### [RECORDS PROVIDED]
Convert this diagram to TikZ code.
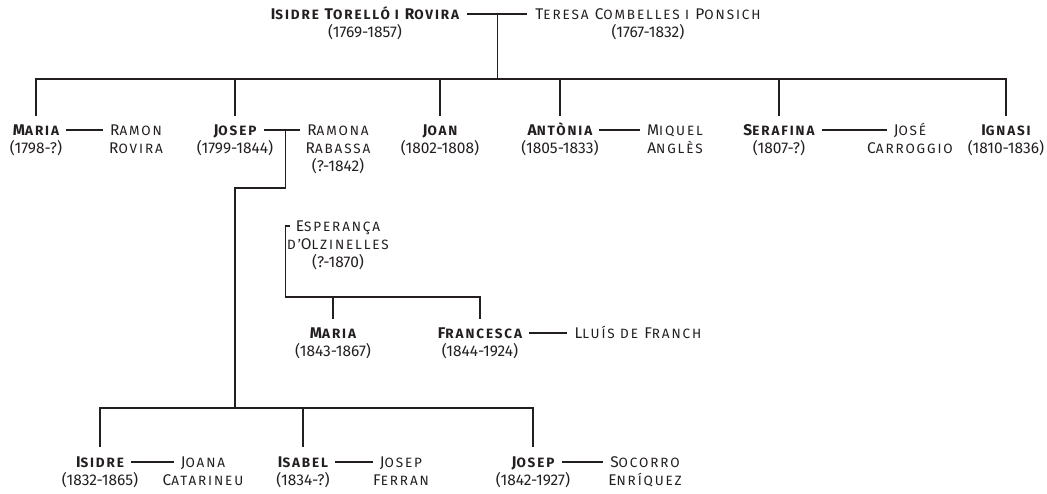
\documentclass[tikz,border=0pt]{standalone}
\usepackage{fontspec}
\setmainfont{Fira Sans}
\newfontfamily\nmfont[LetterSpace=14]{Fira Sans}
\usetikzlibrary{calc}
\definecolor{ink}{HTML}{231F20}
\newcommand\smc[1]{{\fontsize{13.5}{18}\selectfont\MakeUppercase{#1}}}
\tikzset{
  nm/.style={anchor=base, inner sep=0pt, text=ink, font=\nmfont\bfseries\fontsize{15.5}{18}\selectfont, text height=10.7pt, text depth=0pt},
  sp/.style={anchor=base, inner sep=0pt, text=ink, font=\nmfont\fontsize{15.5}{18}\selectfont, text height=10.7pt, text depth=0pt},
  dt/.style={anchor=base, inner sep=0pt, text=ink, font=\fontsize{15.5}{18}\selectfont},
  ln/.style={line width=1.4pt, draw=ink},
}
\begin{document}
\begin{tikzpicture}[x=1pt,y=-1pt]
\fill[white] (0,0) rectangle (1047,493);
\useasboundingbox (0,0) rectangle (1047,493);
\coordinate (bus1) at (0,79);
\coordinate (kink) at (0,188);
\coordinate (ebus) at (0,297);
\coordinate (bus2) at (0,408);
% top
\node[nm] (isidre0) at (365,19) {I\smc{sidre} T\smc{orelló i} R\smc{ovira}};
\node[dt] (isidre0d) at (365,37) {(1769-1857)};
\node[sp] (teresa) at (648,19) {T\smc{eresa} C\smc{ombelles i} P\smc{onsich}};
\node[dt] (teresad) at (648,37) {(1767-1832)};
% row 2
\node[nm] (maria1) at (36,135) {M\smc{aria}};
\node[dt] (maria1d) at (36,153) {(1798-?)};
\node[sp] (ramon) at (136,135) {R\smc{amon}};
\node[sp] (ramond) at (136,153) {R\smc{ovira}};
\node[nm] (josep1) at (235,135) {J\smc{osep}};
\node[dt] (josep1d) at (235,153) {(1799-1844)};
\node[sp] (ramona) at (338,135) {R\smc{amona}};
\node[sp] (ramonad) at (338,153) {R\smc{abassa}};
\node[dt] (ramonadd) at (338,171) {(?-1842)};
\node[nm] (joan) at (440,135) {J\smc{oan}};
\node[dt] (joand) at (440,153) {(1802-1808)};
\node[nm] (antonia) at (560,135) {A\smc{ntònia}};
\node[dt] (antoniad) at (560,153) {(1805-1833)};
\node[sp] (miquel) at (675,135) {M\smc{iquel}};
\node[sp] (miqueld) at (675,153) {A\smc{nglès}};
\node[nm] (serafina) at (779,135) {S\smc{erafina}};
\node[dt] (serafinad) at (779,153) {(1807-?)};
\node[sp] (jose) at (910,135) {J\smc{osé}};
\node[sp] (josed) at (910,153) {C\smc{arroggio}};
\node[nm] (ignasi) at (1006,135) {I\smc{gnasi}};
\node[dt] (ignasid) at (1006,153) {(1810-1836)};
% second marriage
\node[sp] (esperanca) at (338,231) {E\smc{sperança}};
\node[sp] (esperancad) at (338,249) {\smc{d’}O\smc{lzinelles}};
\node[dt] (esperancadd) at (338,267) {(?-1870)};
\node[nm] (maria2) at (333,338) {M\smc{aria}};
\node[dt] (maria2d) at (333,356) {(1843-1867)};
\node[nm] (francesca) at (480,338) {F\smc{rancesca}};
\node[dt] (francescad) at (480,356) {(1844-1924)};
\node[sp] (lluis) at (638,338) {L\smc{luís de} F\smc{ranch}};
% bottom
\node[nm] (isidre1) at (100,467) {I\smc{sidre}};
\node[dt] (isidre1d) at (100,485) {(1832-1865)};
\node[sp] (joana) at (203,467) {J\smc{oana}};
\node[sp] (joanad) at (203,485) {C\smc{atarineu}};
\node[nm] (isabel) at (303,467) {I\smc{sabel}};
\node[dt] (isabeld) at (303,485) {(1834-?)};
\node[sp] (josepf) at (401,467) {J\smc{osep}};
\node[sp] (josepfd) at (401,485) {F\smc{erran}};
\node[nm] (josep3) at (533,467) {J\smc{osep}};
\node[dt] (josep3d) at (533,485) {(1842-1927)};
\node[sp] (socorro) at (645,467) {S\smc{ocorro}};
\node[sp] (socorrod) at (645,485) {E\smc{nríquez}};
% marriage lines
\draw[ln] ([xshift=8pt,yshift=5pt]isidre0.base east) coordinate (c0a) -- ([xshift=-8pt,yshift=5pt]teresa.base west) coordinate (c0b);
\coordinate (m0) at ($(c0a)!0.5!(c0b)$);
\draw[ln] ([xshift=7pt,yshift=5pt]maria1.base east) -- ([xshift=-7pt,yshift=5pt]ramon.base west);
\draw[ln] ([xshift=7pt,yshift=5pt]josep1.base east) coordinate (c1a) -- ([xshift=-7pt,yshift=5pt]ramona.base west) coordinate (c1b);
\coordinate (m1) at ($(c1a)!0.6!(c1b)$);
\draw[ln] ([xshift=7pt,yshift=5pt]antonia.base east) -- ([xshift=-7pt,yshift=5pt]miquel.base west);
\draw[ln] ([xshift=7pt,yshift=5pt]serafina.base east) -- ([xshift=-7pt,yshift=5pt]jose.base west);
\draw[ln] ([xshift=7pt,yshift=5pt]francesca.base east) -- ([xshift=-7pt,yshift=5pt]lluis.base west);
\draw[ln] ([xshift=7pt,yshift=5pt]isidre1.base east) -- ([xshift=-7pt,yshift=5pt]joana.base west);
\draw[ln] ([xshift=7pt,yshift=5pt]isabel.base east) -- ([xshift=-7pt,yshift=5pt]josepf.base west);
\draw[ln] ([xshift=7pt,yshift=5pt]josep3.base east) -- ([xshift=-7pt,yshift=5pt]socorro.base west);
% first generation
\draw[ln] (m0) -- (m0 |- bus1);
\draw[ln] ([yshift=8pt]maria1.north) -- (maria1 |- bus1) -- (ignasi |- bus1) -- ([yshift=8pt]ignasi.north);
\foreach \c in {josep1,joan,antonia,serafina}
  \draw[ln] (\c |- bus1) -- ([yshift=8pt]\c.north);
% Josep + Ramona
\draw[ln] (m1) -- (m1 |- kink) -- (josep1 |- kink) -- (josep1 |- bus2);
\draw[ln] ([yshift=9pt]isidre1.north) -- (isidre1 |- bus2) -- (josep3 |- bus2) -- ([yshift=9pt]josep3.north);
\draw[ln] (isabel |- bus2) -- ([yshift=9pt]isabel.north);
% Josep + Esperanca
\coordinate (ew) at ([xshift=-6pt,yshift=5pt]esperanca.base west);
\draw[ln] (ew) -- (m1 |- ew) -- (m1 |- ebus) -- (francesca |- ebus) -- ([yshift=8pt]francesca.north);
\draw[ln] (maria2 |- ebus) -- ([yshift=8pt]maria2.north);
\end{tikzpicture}
\end{document}
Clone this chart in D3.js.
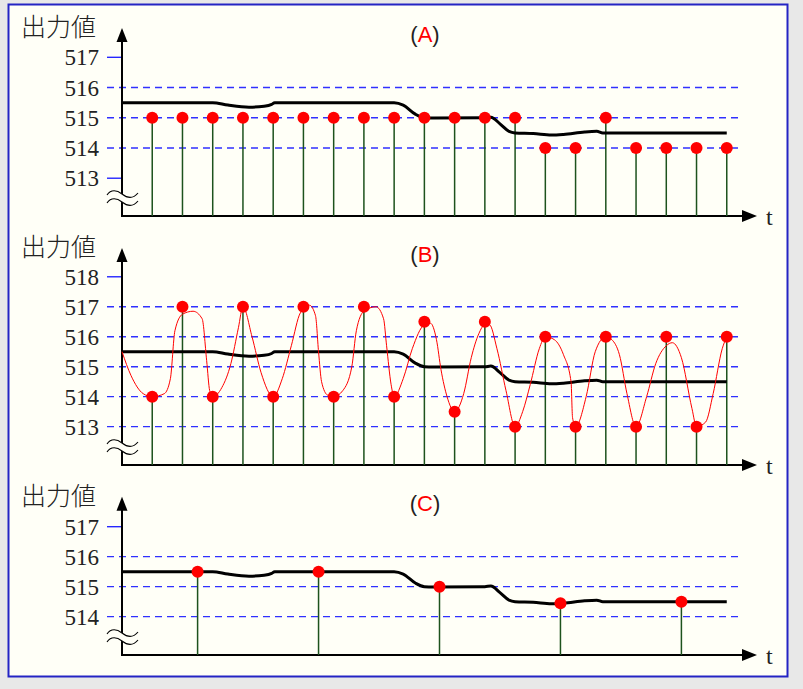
<!DOCTYPE html>
<html>
<head>
<meta charset="utf-8">
<script src="https://cdn.jsdelivr.net/npm/d3@7"></script>
<style>
  body { margin: 0; background: #e8e8e8; }
  svg { display: block; }
</style>
</head>
<body>
<svg id="chart" width="803" height="689"></svg>
<script>
// sample times (stems) for panels A and B
var sampleT = [1, 2, 3, 4, 5, 6, 7, 8, 9, 10, 11, 12, 13, 14, 15, 16, 17, 18, 19, 20];
// panel A: quantised output values
var valuesA = [515, 515, 515, 515, 515, 515, 515, 515, 515, 515, 515, 515, 515, 514, 514, 515, 514, 514, 514, 514];
// panel B: noisy output values
var valuesB = [514, 517, 514, 517, 514, 517, 514, 517, 514, 516.5, 513.5, 516.5, 513, 516, 513, 516, 513, 516, 513, 516];
// panel C: sparse samples
var sampleTC = [2.5, 6.5, 10.5, 14.5, 18.5];
var valuesC = [515.5, 515.5, 515.0, 514.45, 514.5];

// true signal (black line)
var signalT = [0, 3, 3.5, 4.2, 4.7, 4.95, 5.05, 9, 9.3, 9.7, 10, 10.3, 12, 12.2, 12.5, 12.8, 13, 13.6, 14.2, 14.6, 15.3, 15.7, 15.9, 20];
var signalV = [515.5, 515.5, 515.42, 515.35, 515.38, 515.44, 515.5, 515.5, 515.42, 515.12, 515.0, 514.99, 515.0, 515.02, 514.8, 514.55, 514.5, 514.48, 514.43, 514.45, 514.53, 514.55, 514.5, 514.5];

// red noisy trace in panel B
var noiseT = [0, 0.3, 0.7, 1, 1.4, 1.6, 1.75, 2.0, 2.35, 2.65, 2.8, 2.9, 3, 3.3, 3.6, 3.85, 4, 4.3, 4.6, 5, 5.3, 5.6, 5.9, 6.2, 6.4, 6.5, 6.6, 6.8, 7, 7.3, 7.6, 7.75, 8, 8.4, 8.65, 8.75, 8.9, 9, 9.3, 9.6, 10, 10.2, 10.4, 10.55, 10.75, 11, 11.3, 11.55, 11.8, 12, 12.15, 12.4, 12.7, 13, 13.25, 13.5, 13.8, 14, 14.3, 14.6, 14.85, 14.9, 15, 15.35, 15.65, 16, 16.2, 16.45, 16.7, 17, 17.35, 17.65, 18, 18.2, 18.5, 18.85, 19, 19.3, 19.55, 19.85, 20];
var noiseV = [515.5, 514.7, 514.1, 514, 514.1, 514.6, 516.2, 516.75, 516.85, 516.6, 515.2, 514.2, 514, 514.3, 515.1, 516.3, 517, 516.0, 514.8, 514, 514.6, 515.7, 516.8, 517.05, 516.7, 515.5, 514.5, 514.05, 514, 514.2, 515.0, 516.2, 516.85, 517, 516.6, 515.7, 514.4, 514, 514.6, 515.6, 516.4, 516.45, 515.9, 514.9, 514.0, 513.5, 514.1, 515.3, 516.1, 516.4, 516.4, 515.6, 514.2, 513, 513.5, 514.4, 515.6, 516, 515.9, 515.4, 514.5, 513.3, 513, 514, 515.5, 516, 515.9, 515.4, 514.1, 513, 514, 515.1, 515.7, 515.8, 515.3, 513.6, 513, 513.15, 514.1, 515.6, 516];

// tick labels and dashed grid values per panel
var ticksA = [517, 516, 515, 514, 513];
var gridA = [516, 515, 514];
var ticksB = [518, 517, 516, 515, 514, 513];
var gridB = [517, 516, 515, 514, 513];
var ticksC = [517, 516, 515, 514];
var gridC = [516, 515, 514];

var titles = ["A", "B", "C"];

var svg = d3.select("#chart");
var bg = "#fffff7";

svg.append("rect")
    .attr("x", 8.5).attr("y", 4.5)
    .attr("width", 779).attr("height", 672)
    .attr("fill", bg)
    .attr("stroke", "#2424c4")
    .attr("stroke-width", 2);

var x = d3.scaleLinear().domain([0, 21]).range([122, 757]);
var x0 = x(0), gridEnd = x(20.5);

function panel(opt) {
    var g = svg.append("g");
    var y = d3.scaleLinear().domain(opt.domain).range(opt.range);
    var axisY = opt.range[0], topY = opt.range[1];

    // grid (dashed) and short ticks
    g.selectAll(".grid").data(opt.grid).join("line")
        .attr("x1", 107).attr("x2", gridEnd)
        .attr("y1", d => y(d)).attr("y2", d => y(d))
        .attr("stroke", "#3030ff")
        .attr("stroke-width", 1.4)
        .attr("stroke-dasharray", "7,5");
    g.selectAll(".tick").data(opt.ticks.filter(d => opt.grid.indexOf(d) < 0)).join("line")
        .attr("x1", 107).attr("x2", x0)
        .attr("y1", d => y(d)).attr("y2", d => y(d))
        .attr("stroke", "#2626ff")
        .attr("stroke-width", 1.4);
    g.selectAll(".lbl").data(opt.ticks).join("text")
        .attr("x", 99).attr("y", d => y(d))
        .attr("dy", "0.35em")
        .attr("text-anchor", "end")
        .attr("font-family", "'Liberation Serif', serif")
        .attr("font-size", 23)
        .attr("fill", "#222")
        .text(d => d);

    // axes
    g.append("line")
        .attr("x1", x0).attr("x2", x0)
        .attr("y1", axisY).attr("y2", topY + 10)
        .attr("stroke", "#000").attr("stroke-width", 2);
    g.append("path")
        .attr("d", `M${x0},${topY} L${x0 - 5.5},${topY + 14} L${x0 + 5.5},${topY + 14} Z`)
        .attr("fill", "#000");
    g.append("line")
        .attr("x1", x0 - 1).attr("x2", 746)
        .attr("y1", axisY).attr("y2", axisY)
        .attr("stroke", "#000").attr("stroke-width", 2);
    g.append("path")
        .attr("d", `M757,${axisY} L742,${axisY - 6} L742,${axisY + 6} Z`)
        .attr("fill", "#000");
    g.append("text")
        .attr("x", 766).attr("y", axisY + 9)
        .attr("font-family", "'Liberation Serif', serif")
        .attr("font-size", 24)
        .attr("fill", "#222")
        .text("t");

    // axis break mark
    var wave = function(yc) {
        return `M107,${yc + 1} C111,${yc - 5} 117,${yc - 4} 122,${yc} C127,${yc + 4} 133,${yc + 5} 138,${yc - 1}`;
    };
    var wy = axisY - 22;
    g.append("path").attr("d", wave(wy + 4))
        .attr("fill", "none").attr("stroke", bg).attr("stroke-width", 7);
    g.append("path").attr("d", wave(wy))
        .attr("fill", "none").attr("stroke", "#000").attr("stroke-width", 1.1);
    g.append("path").attr("d", wave(wy + 8))
        .attr("fill", "none").attr("stroke", "#000").attr("stroke-width", 1.1);

    // labels
    g.append("text")
        .attr("x", 21).attr("y", topY + 8)
        .attr("font-family", "'Noto Sans CJK JP', sans-serif")
        .attr("font-weight", 300)
        .attr("font-size", 25)
        .attr("fill", "#222")
        .text("出力値");
    var title = g.append("text")
        .attr("x", 425).attr("y", topY + 14)
        .attr("text-anchor", "middle")
        .attr("font-family", "'Liberation Sans', sans-serif")
        .attr("font-size", 22);
    title.append("tspan").attr("fill", "#222").text("(");
    title.append("tspan").attr("fill", "#ff0000").text(opt.title);
    title.append("tspan").attr("fill", "#222").text(")");

    var pts = opt.t.map((t, i) => [t, opt.v[i]]);

    // stems
    g.selectAll(".stem").data(pts).join("line")
        .attr("x1", d => x(d[0])).attr("x2", d => x(d[0]))
        .attr("y1", d => y(d[1])).attr("y2", axisY)
        .attr("stroke", "#1d521d")
        .attr("stroke-width", 1.5);

    // true signal
    var sig = signalT.map((t, i) => [t, signalV[i]]);
    g.append("path")
        .datum(sig)
        .attr("fill", "none")
        .attr("stroke", "#000")
        .attr("stroke-width", 3)
        .attr("d", d3.line().x(d => x(d[0])).y(d => y(d[1])).curve(d3.curveMonotoneX));

    if (opt.noise) {
        var nz = noiseT.map((t, i) => [t, noiseV[i]]);
        g.append("path")
            .datum(nz)
            .attr("fill", "none")
            .attr("stroke", "#ff0000")
            .attr("stroke-width", 1)
            .attr("d", d3.line().x(d => x(d[0])).y(d => y(d[1])).curve(d3.curveMonotoneX));
    }

    g.selectAll(".dot").data(pts).join("circle")
        .attr("cx", d => x(d[0])).attr("cy", d => y(d[1]))
        .attr("r", 6)
        .attr("fill", "#ff0000");
}

panel({title: titles[0], domain: [511.75, 517.97], range: [216, 28], ticks: ticksA, grid: gridA, t: sampleT, v: valuesA});
panel({title: titles[1], domain: [511.72, 518.96], range: [465, 248], ticks: ticksB, grid: gridB, t: sampleT, v: valuesB, noise: true});
panel({title: titles[2], domain: [512.72, 518], range: [655, 496.7], ticks: ticksC, grid: gridC, t: sampleTC, v: valuesC});
</script>
</body>
</html>
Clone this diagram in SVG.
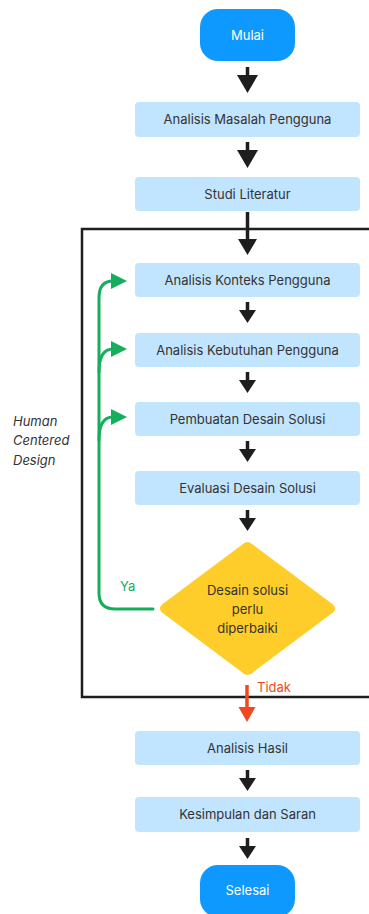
<svg xmlns="http://www.w3.org/2000/svg" width="369" height="914" viewBox="0 0 369 914">
<defs>
<style>
.box{fill:#C2E5FF}
.term{fill:#0D99FF}
.t{font-family:Inter,"Liberation Sans",sans-serif;font-size:13px;fill:#333333;text-anchor:middle}
.tw{font-family:Inter,"Liberation Sans",sans-serif;font-size:13px;fill:#ffffff;text-anchor:middle}
.lbl{font-family:Inter,"Liberation Sans",sans-serif;font-size:13px}
.blk{fill:#1e1e1e}
.sh{stroke:#1e1e1e;stroke-width:3.5;fill:none}
.g{stroke:#14AE5C;stroke-width:3;fill:none;stroke-linecap:round}
.gh{fill:#14AE5C}
</style>
</defs>
<rect width="369" height="914" fill="#ffffff"/>
<g id="frame">
<rect x="82" y="229" width="300" height="468" fill="none" stroke="#1e1e1e" stroke-width="2.5"/>
<text class="lbl" font-style="italic" fill="#333333" x="13" y="426">Human</text>
<text class="lbl" font-style="italic" fill="#333333" x="13" y="445">Centered</text>
<text class="lbl" font-style="italic" fill="#333333" x="13" y="465">Design</text>
</g>
<g id="connectors">
<path class="sh" d="M247.5 67V76"/>
<polygon class="blk" points="237,75 258,75 247.5,93"/>
<path class="sh" d="M247.5 142V151"/>
<polygon class="blk" points="237,150 258,150 247.5,168"/>
<path class="sh" d="M247.5 212V240"/>
<polygon class="blk" points="238,239 257,239 247.5,255"/>
<path class="sh" d="M247.5 302V311"/>
<polygon class="blk" points="239,310 256,310 247.5,323"/>
<path class="sh" d="M247.5 372V381"/>
<polygon class="blk" points="239,380 256,380 247.5,393"/>
<path class="sh" d="M247.5 441V450"/>
<polygon class="blk" points="239,449 256,449 247.5,462"/>
<path class="sh" d="M247.5 510V519"/>
<polygon class="blk" points="239,518 256,518 247.5,531"/>
<path class="sh" d="M247.5 770V779"/>
<polygon class="blk" points="239,778 256,778 247.5,791"/>
<path class="sh" d="M247.5 838V847"/>
<polygon class="blk" points="239,846 256,846 247.5,859"/>
<path d="M247 685V709" stroke="#F24822" stroke-width="3.5" fill="none"/>
<polygon fill="#F24822" points="238.5,707 255.5,707 247,722"/>
<text class="lbl" fill="#F24822" x="257" y="692">Tidak</text>
<path class="g" d="M153 609H115Q99 609 99 593V298Q99 281 113 281"/>
<path class="g" d="M99 372C99 357 103 349 113 349"/>
<path class="g" d="M99 440C99 425 103 417 113 417"/>
<polygon class="gh" points="111,273 127,281 111,289"/>
<polygon class="gh" points="111,341 127,349 111,357"/>
<polygon class="gh" points="111,409 127,417 111,425"/>
<text class="lbl" fill="#14AE5C" x="120" y="591">Ya</text>
</g>
<g id="mulai">
<rect class="term" x="200" y="9" width="95" height="52" rx="18"/>
<text class="tw" x="247.5" y="40">Mulai</text>
</g>
<g id="masalah">
<rect class="box" x="135" y="102" width="225" height="35" rx="4"/>
<text class="t" x="247.5" y="124">Analisis Masalah Pengguna</text>
</g>
<g id="literatur">
<rect class="box" x="135" y="177" width="225" height="34" rx="4"/>
<text class="t" x="247.5" y="198.5">Studi Literatur</text>
</g>
<g id="konteks">
<rect class="box" x="135" y="263" width="225" height="34" rx="4"/>
<text class="t" x="247.5" y="284.5">Analisis Konteks Pengguna</text>
</g>
<g id="kebutuhan">
<rect class="box" x="135" y="333" width="225" height="34" rx="4"/>
<text class="t" x="247.5" y="354.5">Analisis Kebutuhan Pengguna</text>
</g>
<g id="pembuatan">
<rect class="box" x="135" y="402" width="225" height="34" rx="4"/>
<text class="t" x="247.5" y="423.5">Pembuatan Desain Solusi</text>
</g>
<g id="evaluasi">
<rect class="box" x="135" y="471" width="225" height="34" rx="4"/>
<text class="t" x="247.5" y="492.5">Evaluasi Desain Solusi</text>
</g>
<g id="keputusan">
<path d="M243 544Q247.5 540 252 544L333 604.5Q337 608.5 333 612.5L252 673Q247.5 677 243 673L162 612.5Q158 608.5 162 604.5Z" fill="#FFCD29"/>
<text class="t" x="247.5" y="595">Desain solusi</text>
<text class="t" x="247.5" y="614">perlu</text>
<text class="t" x="247.5" y="633">diperbaiki</text>
</g>
<g id="hasil">
<rect class="box" x="135" y="731" width="225" height="34" rx="4"/>
<text class="t" x="247.5" y="752.5">Analisis Hasil</text>
</g>
<g id="kesimpulan">
<rect class="box" x="135" y="797" width="225" height="35" rx="4"/>
<text class="t" x="247.5" y="819">Kesimpulan dan Saran</text>
</g>
<g id="selesai">
<rect class="term" x="200" y="865" width="95" height="52" rx="18"/>
<text class="tw" x="247.5" y="895">Selesai</text>
</g>
</svg>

### [EXERCISE DETAILS]
Scan the material above for the string "Clone" and report each line where you find it.

### [THE RESULT]
Clone this chart in D3.js.
Clone this diagram in SVG.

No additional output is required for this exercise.